We didn't get home until after 8 last night so we had chicken nuggets and grapes.

Tonight we'll be having the sloppy joes, fries and corn. Or maybe cauliflower.


----------



## averysmomma05 (Feb 28, 2007)

Quote:


Originally Posted by *becoming* 
Tonight I'm making Pioneer Woman's lasagna, corn, and salad.

I made this a couple weeks ago but we didn't like it. Maybe I did something wrong i'm not sure.


----------



## averysmomma05 (Feb 28, 2007)

Tonight were having:

Ranch chicken breast
carrots but not sure how?
Homemade bread and not sure what else.

Does anyone know some things I can do with baby carrots? I have a bag but noone wants to dip them in ranch, or eat them steamed. So I was hoping maybe I could do something else with them to add a little flavor and my spoiled kids and hubby would eat them. So if you have any idea PLEASE let me know! Emily


----------



## *Jessica* (Jun 10, 2004)

Quote:


Originally Posted by *averysmomma05* 
Does anyone know some things I can do with baby carrots? I have a bag but noone wants to dip them in ranch, or eat them steamed. So I was hoping maybe I could do something else with them to add a little flavor and my spoiled kids and hubby would eat them. So if you have any idea PLEASE let me know! Emily

Sometimes I shred them and add them to salads or stir-fry. I guess that wouldn't work for tonight's meal, but it's a thought for the future.

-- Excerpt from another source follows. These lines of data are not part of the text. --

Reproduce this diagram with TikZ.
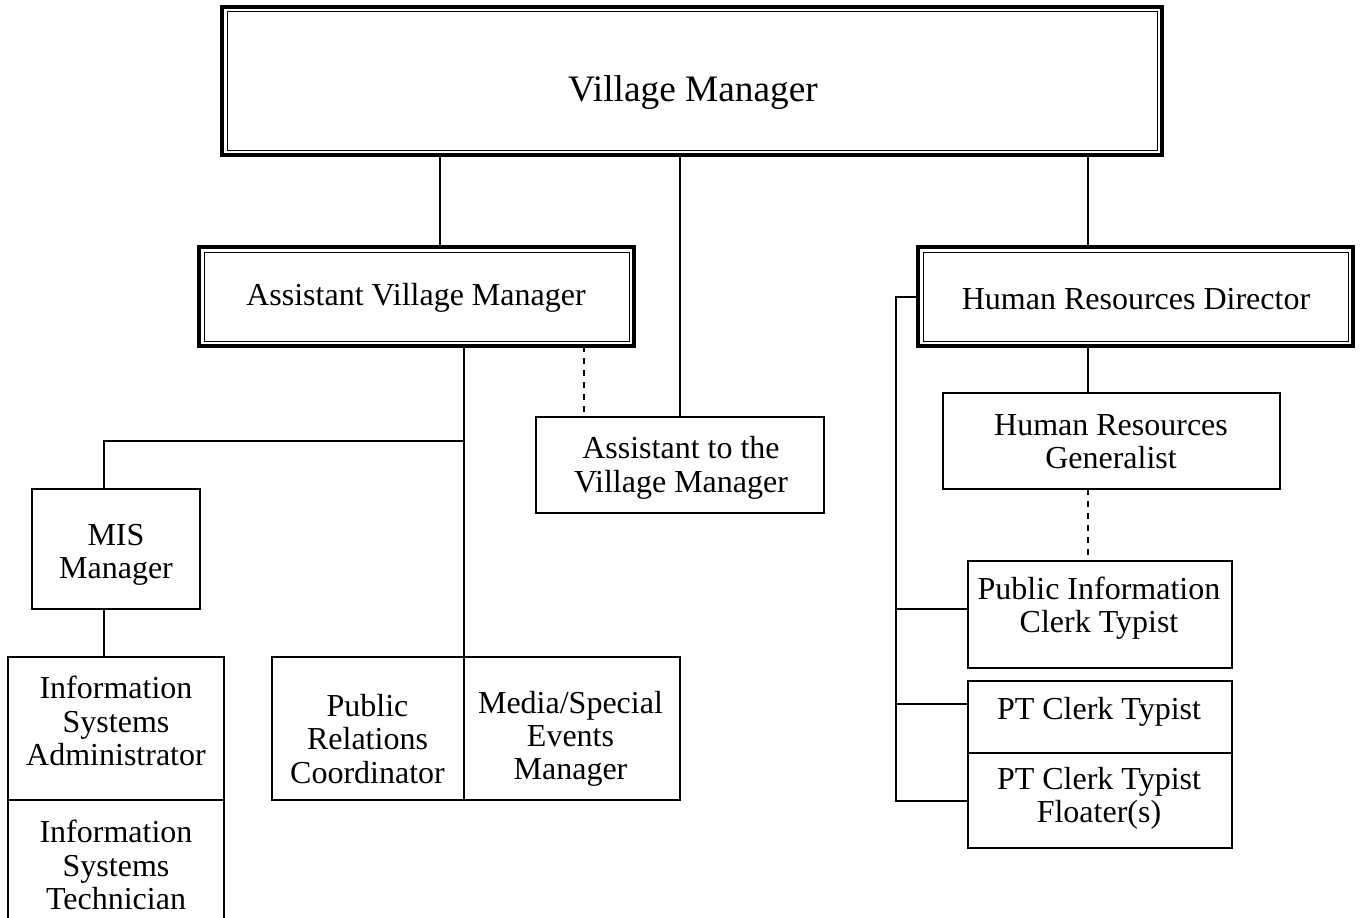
\documentclass[tikz,border=0pt]{standalone}
\usepackage{fontspec}
\setmainfont{Liberation Serif}
\begin{document}
\begin{tikzpicture}[x=0.75pt,y=-0.75pt,
  line width=1.5pt,
  bx/.style 2 args={draw, rectangle, inner sep=0pt, outer sep=0pt, minimum width=#1*0.75pt, minimum height=#2*0.75pt},
  dbl/.style 2 args={bx={#1}{#2}, line width=3pt},
  txt/.style={align=center, inner sep=0pt, font=\fontsize{24}{25}\selectfont},
  bigtxt/.style={align=center, inner sep=0pt, font=\fontsize{28}{30}\selectfont},
  dsh/.style={dash pattern=on 4.5pt off 4.5pt},
  innerline/.style={line width=0.75pt}
]
\useasboundingbox (0,0) rectangle (1363,917);
\fill[white] (0,0) rectangle (1363,917);
\clip (0,0) rectangle (1363,917);

% boxes
\node[dbl={940}{148}] (vm) at (692,81) {};
\draw[innerline] ([shift={(5,5)}]vm.north west) rectangle ([shift={(-5,-5)}]vm.south east);
\node[bigtxt] (vmt) at (693,93) {Village Manager};

\node[dbl={435}{99}] (avm) at (416.5,296.5) {};
\draw[innerline] ([shift={(5,5)}]avm.north west) rectangle ([shift={(-5,-5)}]avm.south east);
\node[txt] (avmt) at (416,298) {Assistant Village Manager};

\node[dbl={435}{99}] (hrd) at (1135.5,296.5) {};
\draw[innerline] ([shift={(5,5)}]hrd.north west) rectangle ([shift={(-5,-5)}]hrd.south east);
\node[txt] (hrdt) at (1136,299) {Human Resources Director};

\node[bx={288}{96}] (atvm) at (680,465) {};
\node[txt] (atvmt) at (681,468) {Assistant to the\\Village Manager};

\node[bx={337}{96}] (hrg) at (1111.5,441) {};
\node[txt] (hrgt) at (1111,442) {Human Resources\\Generalist};

\node[bx={168}{120}] (mis) at (116,549) {};
\node[txt] (mist) at (116,555) {MIS\\Manager};

\node[bx={216}{143}] (isa) at (116,728.5) {};
\node[txt] (isat) at (116,721) {Information\\Systems\\Administrator};

\node[bx={216}{143}] (ist) at (116,871.5) {};
\node[txt] (istt) at (116,865) {Information\\Systems\\Technician};

\node[bx={192}{143}] (pr) at (368,728.5) {};
\node[txt] (prt) at (367.5,739) {Public\\Relations\\Coordinator};

\node[bx={216}{143}] (med) at (572,728.5) {};
\node[txt] (medt) at (570.5,739) {Media/Special\\Events\\Manager};

\node[bx={264}{107}] (pi) at (1100,614.5) {};
\node[txt] (pit) at (1099,608) {Public Information\\Clerk Typist};

\node[bx={264}{72}] (ptc) at (1100,717) {};
\node[txt] (ptct) at (1099,712) {PT Clerk Typist};

\node[bx={264}{95}] (flt) at (1100,800.5) {};
\node[txt] (fltt) at (1099,798) {PT Clerk Typist\\Floater(s)};

% connector columns
\coordinate (x440) at (440,0);
\coordinate (x584) at (584,0);
\coordinate (x464) at (464,0);
\coordinate (x104) at (104,0);
\coordinate (x1088) at (1088,0);
\coordinate (x896) at (896,0);
\coordinate (j1) at (464,441);
\coordinate (b1) at (896,609);
\coordinate (b2) at (896,704);

% connectors
\draw (vm.south -| x440) -- (avm.north -| x440);
\draw (vm.south -| atvm.north) -- (atvm.north);
\draw (vm.south -| x1088) -- (hrd.north -| x1088);
\draw[dsh] (avm.south -| x584) -- (atvm.north -| x584);
\draw (avm.south -| x464) -- (pr.north east);
\draw (j1) -| (mis.north -| x104);
\draw (mis.south -| x104) -- (isa.north -| x104);
\draw (hrd.south -| x1088) -- (hrg.north -| x1088);
\draw[dsh] (hrg.south -| x1088) -- (pi.north -| x1088);
\draw (hrd.west) -- (hrd.west -| x896) -- (flt.west -| x896) -- (flt.west);
\draw (b1) -- (b1 -| pi.west);
\draw (b2) -- (b2 -| ptc.west);
\end{tikzpicture}
\end{document}
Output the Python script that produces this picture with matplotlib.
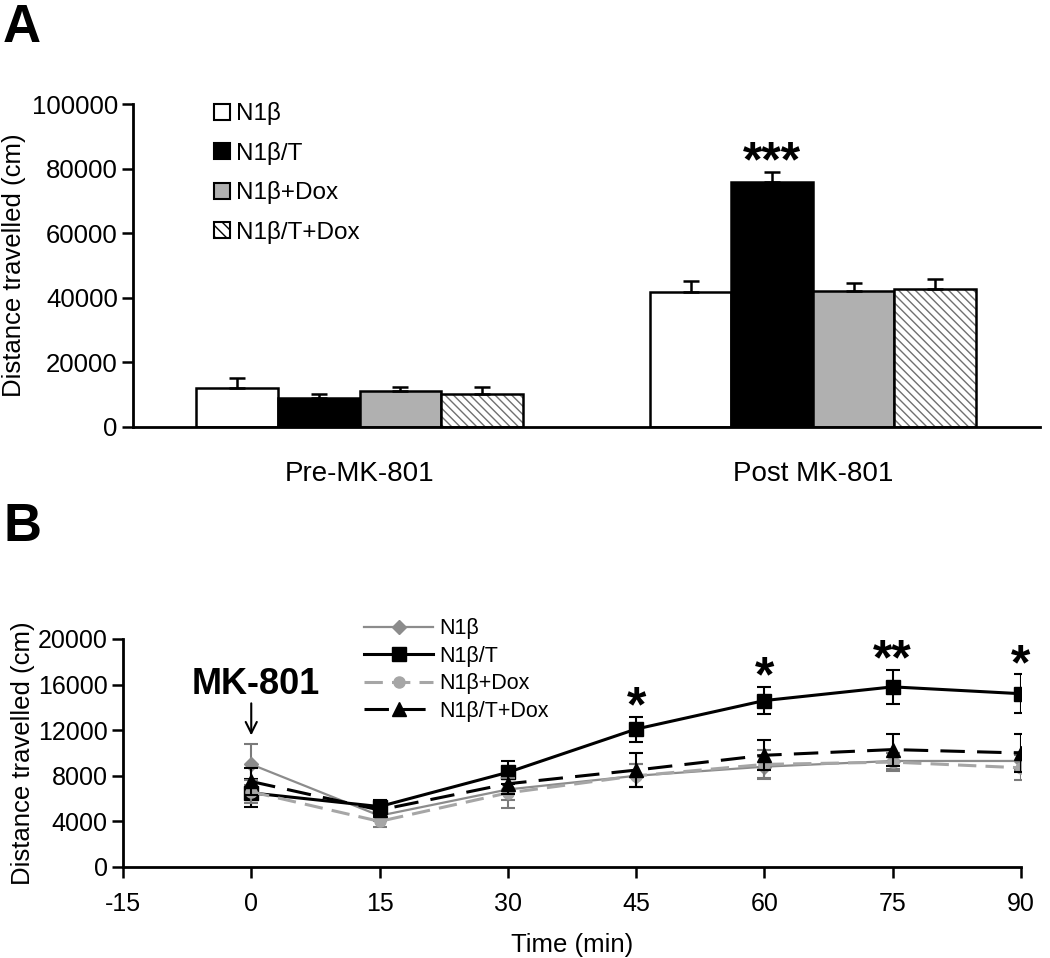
import matplotlib
matplotlib.use("Agg")
import matplotlib.pyplot as plt
from matplotlib.patches import Patch
import numpy as np

plt.rcParams.update({
    'font.family': ['Liberation Sans', 'DejaVu Sans'],
    'font.size': 16,
    'axes.linewidth': 2,
    'axes.unicode_minus': False,
})

# ── Panel A data ─────
groups = ['Pre-MK-801', 'Post MK-801']
bar_labels = ['N1β', 'N1β/T', 'N1β+Dox', 'N1β/T+Dox']
bar_means = [
    [12000, 41800],   # N1β
    [9000, 75800],    # N1β/T
    [11100, 42100],   # N1β+Dox
    [10200, 42700],   # N1β/T+Dox
]
bar_sems = [
    [3200, 3400],
    [1200, 3100],
    [1300, 2500],
    [2200, 3100],
]
bar_stars = ['', '***']   # above N1β/T

# ── Panel B data ─────
times = [0, 15, 30, 45, 60, 75, 90]
line_labels = ['N1β', 'N1β/T', 'N1β+Dox', 'N1β/T+Dox']
n1b = [9000, 4500, 6800, 8000, 8800, 9300, 9300]
n1b_err = [1800, 500, 900, 1000, 1000, 700, 800]
n1bt = [6500, 5300, 8300, 12100, 14600, 15800, 15200]
n1bt_err = [1200, 600, 1000, 1100, 1200, 1500, 1700]
n1bdox = [6600, 4000, 6500, 8000, 9000, 9200, 8700]
n1bdox_err = [1000, 500, 1300, 1000, 1300, 800, 1100]
n1btdox = [7500, 5000, 7300, 8500, 9800, 10300, 10000]
n1btdox_err = [1200, 500, 900, 1500, 1300, 1400, 1700]
time_stars = ['', '', '', '*', '*', '**', '*']

fig = plt.figure(figsize=(10.5, 9.58), dpi=100)

# ── Panel A ─────
axA = fig.add_axes([0.1267, 0.5543, 0.8633, 0.3371])
x = np.arange(len(groups))
w = 0.18
offsets = (np.arange(4) - 1.5) * w
faces = ['white', 'black', '#b0b0b0', 'white']

for i in range(4):
    xs = x + offsets[i]
    if i == 3:
        axA.bar(xs, bar_means[i], w, color='white', edgecolor='#707070',
                hatch='\\\\\\\\', linewidth=0, zorder=2)
        axA.bar(xs, bar_means[i], w, fill=False, edgecolor='black', linewidth=1.8, zorder=3)
    else:
        axA.bar(xs, bar_means[i], w, color=faces[i], edgecolor='black', linewidth=1.8, zorder=2)
    axA.errorbar(xs, bar_means[i], yerr=[np.zeros(2), bar_sems[i]], fmt='none',
                 ecolor='black', elinewidth=1.8, capsize=6, capthick=1.8, zorder=4)

for j, s in enumerate(bar_stars):
    if s:
        axA.text(x[j] + offsets[1], bar_means[1][j] + bar_sems[1][j] - 4500, s,
                 ha='center', va='bottom', fontsize=36, fontweight='bold')

axA.set_xlim(-0.5, 1.5)
axA.set_ylim(0, 100000)
axA.set_yticks(np.arange(0, 100001, 20000))
axA.set_xticks([])
for j, g in enumerate(groups):
    axA.text(x[j], -14500, g, ha='center', va='center', fontsize=20)
axA.spines['top'].set_visible(False)
axA.spines['right'].set_visible(False)
axA.tick_params(axis='y', direction='out', length=8, width=1.8, labelsize=18.5, pad=3)
axA.set_ylabel('Distance travelled (cm)', fontsize=18.5, labelpad=4)

# legend for A
hA = [Patch(facecolor='white', edgecolor='black', linewidth=1.5),
      Patch(facecolor='black', edgecolor='black', linewidth=1.5),
      Patch(facecolor='#b0b0b0', edgecolor='black', linewidth=1.5),
      Patch(facecolor='white', edgecolor='black', hatch='\\\\\\', linewidth=1.5)]
axA.legend(hA, bar_labels, loc='upper left', bbox_to_anchor=(0.065, 1.073), frameon=False,
           fontsize=17.5, handlelength=0.65, handleheight=0.65, handletextpad=0.25,
           labelspacing=0.68)

fig.text(0.003, 0.997, 'A', fontsize=38, fontweight='bold', ha='left', va='top')
fig.text(0.003, 0.476, 'B', fontsize=38, fontweight='bold', ha='left', va='top')

# ── Panel B ─────
axB = fig.add_axes([0.1171, 0.095, 0.8553, 0.238])
series = [
    (n1b, n1b_err, dict(color='#8c8c8c', marker='D', markersize=7, linestyle='-', linewidth=1.6)),
    (n1bt, n1bt_err, dict(color='black', marker='s', markersize=10, linestyle='-', linewidth=2.2)),
    (n1bdox, n1bdox_err, dict(color='#a6a6a6', marker='o', markersize=8, linestyle=(0, (6, 3)), linewidth=2.2)),
    (n1btdox, n1btdox_err, dict(color='black', marker='^', markersize=10, linestyle=(0, (8, 4)), linewidth=2.2)),
]
for (vals, errs, st), lab in zip(series, line_labels):
    ecol = 'black' if st['color'] == 'black' else '#7a7a7a'
    axB.errorbar(times, vals, yerr=errs, fmt='none', capsize=5, elinewidth=1.5,
                 capthick=1.5, ecolor=ecol)
    axB.plot(times, vals, label=lab, **st)

for t, v, e, s in zip(times, n1bt, n1bt_err, time_stars):
    if s:
        axB.text(t, v + e - 1300, s, ha='center', va='bottom', fontsize=36, fontweight='bold')

axB.set_xlim(-15, 90)
axB.set_ylim(0, 20000)
axB.set_xticks(np.arange(-15, 91, 15))
axB.set_yticks(np.arange(0, 20001, 4000))
axB.spines['top'].set_visible(False)
axB.spines['right'].set_visible(False)
axB.tick_params(direction='out', length=8, width=1.8, labelsize=18)
axB.tick_params(axis='y', pad=3)
axB.tick_params(axis='x', pad=10)
axB.set_xlabel('Time (min)', fontsize=18.5, labelpad=12)
axB.set_ylabel('Distance travelled (cm)', fontsize=18.5, labelpad=2)

axB.annotate('', xy=(0, 11300), xytext=(0, 14600),
             arrowprops=dict(arrowstyle='->', color='black', lw=1.5, mutation_scale=20))
axB.text(0.5, 16000, 'MK-801', ha='center', va='center', fontsize=26, fontweight='bold')

axB.legend(loc='upper left', bbox_to_anchor=(0.247, 1.175), frameon=False, fontsize=15.5,
           handlelength=3.2, handletextpad=0.3, labelspacing=0.3)

plt.savefig('out.png', dpi=100)
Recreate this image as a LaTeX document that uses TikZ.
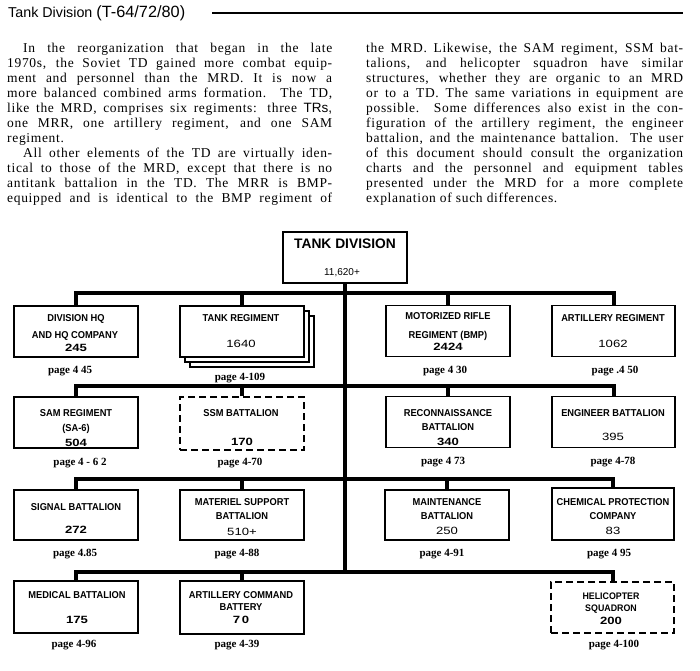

What about Carrot Slaw or Honey Mustard Carrots?


----------



## knittinanny (Jan 15, 2005)

Quote:


Originally Posted by *averysmomma05* 

Does anyone know some things I can do with baby carrots? I have a bag but noone wants to dip them in ranch, or eat them steamed. So I was hoping maybe I could do something else with them to add a little flavor and my spoiled kids and hubby would eat them. So if you have any idea PLEASE let me know! Emily

If you're not adverse to some extra butter and honey, you can turn lightly steamed carrots into exciting 'Ruth Carrots' (named after my fab grandma







). After the carrots are steamed give them a good dose of butter, pepper, grated orange/lemon peel, some citrus juice (a tablespoon or two) and some honey. Stir it around and put in in the oven for a minute or two. I can't bear plain steamed carrots, but Ruth Carrots are all right!

Yesterday we had leftover 'cow-corn-coconut curry'. Tonight I'm working late so we're having bean burritos. I pre-made the beans on Sunday so I'll just have to make the tortillas once I get home.


----------



## averysmomma05 (Feb 28, 2007)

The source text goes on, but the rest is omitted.